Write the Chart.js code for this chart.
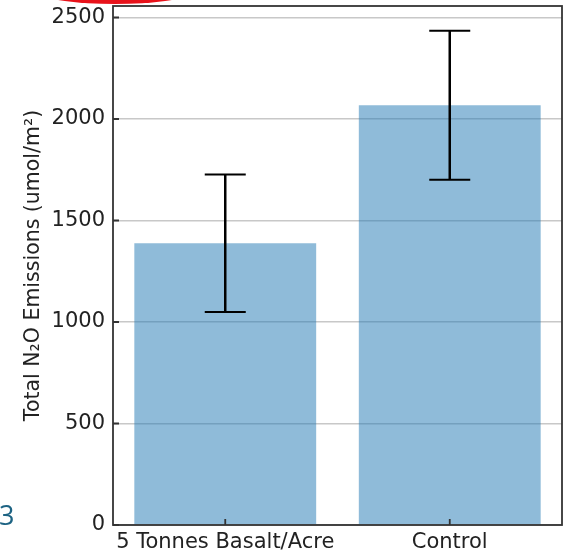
<!DOCTYPE html>
<html>
<head>
<meta charset="utf-8">
<script src="https://cdn.jsdelivr.net/npm/chart.js@4"></script>
<style>
  body { margin: 0; background: #fff; }
  #wrap { position: relative; width: 567px; height: 551px; overflow: hidden; }
  #slideNum { position: absolute; left: -1px; top: 496px; font: 27px "Open Sans", sans-serif; color: #1d6383; }
  #redMark { position: absolute; left: 44px; top: -16px; width: 142px; height: 20px; border-radius: 50%; background: #e8121a; }
</style>
</head>
<body>
<div id="wrap">
  <canvas id="n2oChart" width="567" height="551"></canvas>
  <div id="redMark"></div>
  <div id="slideNum">3</div>
</div>
<script>
const categories = ['5 Tonnes Basalt/Acre', 'Control'];
const meanEmissions = [1388, 2068];
const errorSize = [339, 367];
const yTickStep = 500;

const barColor = 'rgba(31,119,180,0.5)';
const tickFont = { family: 'DejaVu Sans', size: 21 };
const titleFont = { family: 'DejaVu Sans', size: 20.5 };

// top of axis like matplotlib autoscale (5% margin above tallest error bar)
const yMax = Math.max(...meanEmissions.map((v, i) => v + errorSize[i])) * 1.05;

// error bars, frame and inward ticks
const extras = {
  id: 'extras',
  afterDatasetsDraw(chart) {
    const { ctx, chartArea, scales } = chart;
    const x = scales.x, y = scales.y;
    ctx.save();
    ctx.strokeStyle = '#000';
    meanEmissions.forEach((v, i) => {
      const cx = x.getPixelForValue(i);
      const top = y.getPixelForValue(v + errorSize[i]);
      const bot = y.getPixelForValue(v - errorSize[i]);
      ctx.lineWidth = 2.5;
      ctx.beginPath();
      ctx.moveTo(cx, top);
      ctx.lineTo(cx, bot);
      ctx.stroke();
      ctx.lineWidth = 2;
      ctx.beginPath();
      ctx.moveTo(cx - 20.5, top);
      ctx.lineTo(cx + 20.5, top);
      ctx.moveTo(cx - 20.5, bot);
      ctx.lineTo(cx + 20.5, bot);
      ctx.stroke();
    });

    ctx.strokeStyle = '#333';
    ctx.lineWidth = 1.8;
    ctx.beginPath();
    y.ticks.forEach((t, i) => {
      const py = y.getPixelForTick(i);
      ctx.moveTo(chartArea.left, py);
      ctx.lineTo(chartArea.left + 6, py);
    });
    x.ticks.forEach((t, i) => {
      const px = x.getPixelForTick(i);
      ctx.moveTo(px, chartArea.bottom);
      ctx.lineTo(px, chartArea.bottom - 6);
    });
    ctx.stroke();
    ctx.strokeRect(chartArea.left, chartArea.top, chartArea.right - chartArea.left, chartArea.bottom - chartArea.top);
    ctx.restore();
  }
};

new Chart(document.getElementById('n2oChart'), {
  type: 'bar',
  data: {
    labels: categories,
    datasets: [{
      data: meanEmissions,
      backgroundColor: barColor,
      borderWidth: 0,
      barPercentage: 0.9,
      categoryPercentage: 0.9
    }]
  },
  options: {
    responsive: false,
    animation: false,
    layout: { padding: { top: 6, right: 5, left: 0, bottom: 0 } },
    plugins: { legend: { display: false }, tooltip: { enabled: false } },
    scales: {
      x: {
        grid: { display: false, drawTicks: false },
        border: { display: false },
        ticks: { color: '#222', font: tickFont, padding: 5, maxRotation: 0 },
        afterFit(s) { s.height = 26; }
      },
      y: {
        min: 0,
        max: yMax,
        grid: { color: '#c8c8c8', lineWidth: 1.5, drawTicks: false },
        border: { display: false },
        ticks: {
          color: '#222',
          font: tickFont,
          padding: 8,
          callback: (v) => String(v)
        },
        afterBuildTicks(s) {
          const t = [];
          for (let v = 0; v <= s.max; v += yTickStep) t.push({ value: v });
          s.ticks = t;
        },
        title: {
          display: true,
          text: 'Total N₂O Emissions (umol/m²)',
          color: '#222',
          font: titleFont,
          padding: { top: 21, bottom: 0 }
        },
        afterFit(s) {
          s.width = 113;
          s.paddingTop = 0;
          s.paddingBottom = 0;
        }
      }
    }
  },
  plugins: [extras]
});
</script>
</body>
</html>
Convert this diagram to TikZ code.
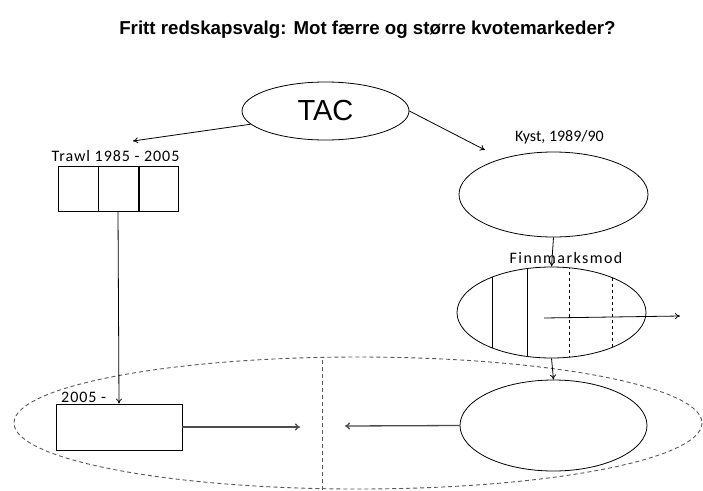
\documentclass[tikz,border=0pt]{standalone}
\usepackage{fontspec}
\setmainfont{Liberation Sans}
\newfontfamily\calfont{Carlito}
\newfontfamily\calwide{Carlito}[LetterSpace=6]
\newfontfamily\calwider{Carlito}[LetterSpace=9]
\usetikzlibrary{shapes.geometric,arrows.meta}
\tikzset{
  line/.style={draw=black, line width=0.8pt},
  arr/.style={line, -{To[length=5pt,width=6pt]}},
  thickarr/.style={draw=black!70, line width=1.3pt, -{To[length=5pt,width=7pt]}},
  oval/.style={ellipse, line, inner sep=0pt},
  lbl/.style={font=\calfont\fontsize{16}{18}\selectfont, inner sep=0pt},
  dashline/.style={draw=black!65, line width=0.9pt, dash pattern=on 4pt off 3pt},
}
\begin{document}
\begin{tikzpicture}[x=1pt,y=-1pt]
\useasboundingbox[fill=white] (0,0) rectangle (703,490);
% title
\node[font=\bfseries\fontsize{18.7}{22}\selectfont] (title) at (367.5,30) {Fritt redskapsvalg: Mot færre og større kvotemarkeder?};
% TAC
\node[oval, minimum width=167pt, minimum height=58pt, font=\fontsize{29}{32}\selectfont] (tac) at (325.5,111) {TAC};
% Trawl
\node[lbl, font=\calwide\fontsize{16}{18}\selectfont] (trawllbl) at (115.5,156) {Trawl 1985 - 2005};
\node[line, rectangle, minimum width=120pt, minimum height=45pt, inner sep=0pt] (trawl) at (118,188.5) {};
\draw[line] (98,166) -- (98,211);
\draw[draw=black, line width=1.5pt] (139,166) -- (139,211);
\coordinate (tipL) at (133,141);
\draw[arr] (tac.190) -- (tipL);
% Kyst
\node[lbl] (kystlbl) at (559.5,137) {Kyst, 1989/90};
\node[oval, minimum width=189pt, minimum height=85pt] (kyst) at (553.5,194.5) {};
\coordinate (tipR) at (485,150);
\draw[arr] (tac.east) -- (tipR);
% Finnmark
\node[oval, minimum width=189pt, minimum height=91pt] (fin) at (551.5,312.5) {};
\begin{scope}
\clip (551.5,312.5) ellipse [x radius=94.5, y radius=45.5];
\draw[line] (492,260) -- (492,370);
\draw[line] (527,260) -- (527,370);
\draw[line, dashed] (569,260) -- (569,370);
\draw[line, dashed] (612,260) -- (612,370);
\end{scope}
\draw[arr] (kyst.south) -- (fin.north);
\node[lbl, font=\calwider\fontsize{16}{18}\selectfont] (finlbl) at (566,258) {Finnmarksmod};
\coordinate (finA) at (544,318);
\coordinate (finB) at (680,316);
\draw[arr] (finA) -- (finB);
% bottom
\draw[dashline] (358,423) ellipse [x radius=344, y radius=66];
\coordinate (divT) at (322,360);
\coordinate (divB) at (322,490);
\draw[dashline] (divT) -- (divB);
\node[line, rectangle, minimum width=126pt, minimum height=46pt, inner sep=0pt] (box05) at (119,427) {};
\node[lbl, anchor=west, font=\calwide\fontsize{16}{18}\selectfont] (lbl05) at (61,397) {2005 -};
\draw[arr] (trawl.south) -- (box05.north);
\node[oval, minimum width=187pt, minimum height=91pt] (bot) at (553.5,425.5) {};
\draw[arr] (fin.south) -- (bot.north);
\coordinate (midL) at (300,427);
\coordinate (midR) at (345,426);
\draw[thickarr] (box05.east) -- (midL);
\draw[thickarr] (bot.west) -- (midR);
\end{tikzpicture}
\end{document}
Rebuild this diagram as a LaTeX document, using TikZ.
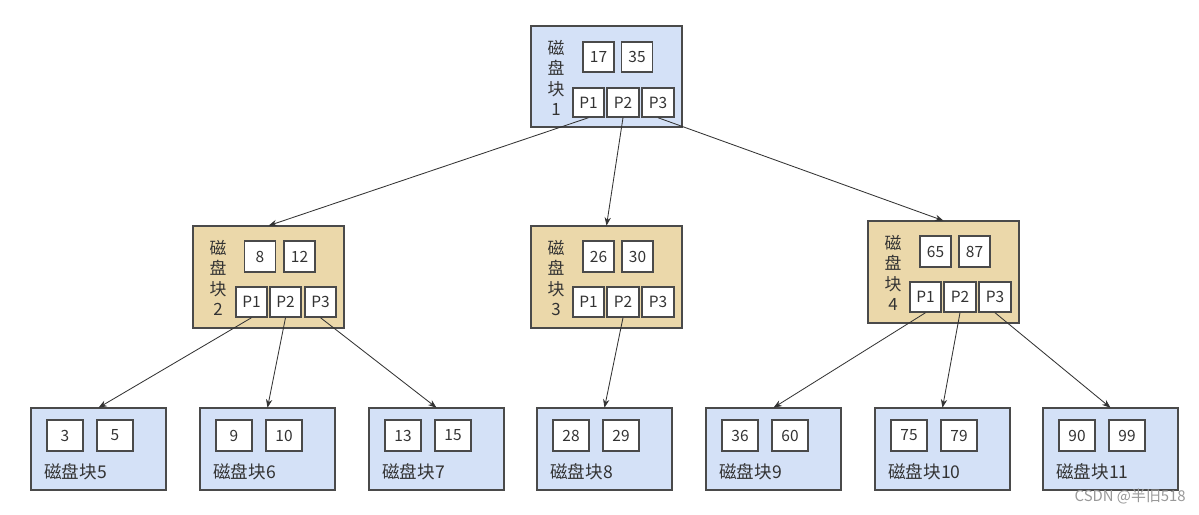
______________________________
**REQUIREMENT**
Above are the records. Copy every line in them holding "diagram".

**ANSWER TO THE EXERCISE**
Convert this diagram to TikZ code.
Rebuild this diagram as a LaTeX document, using TikZ.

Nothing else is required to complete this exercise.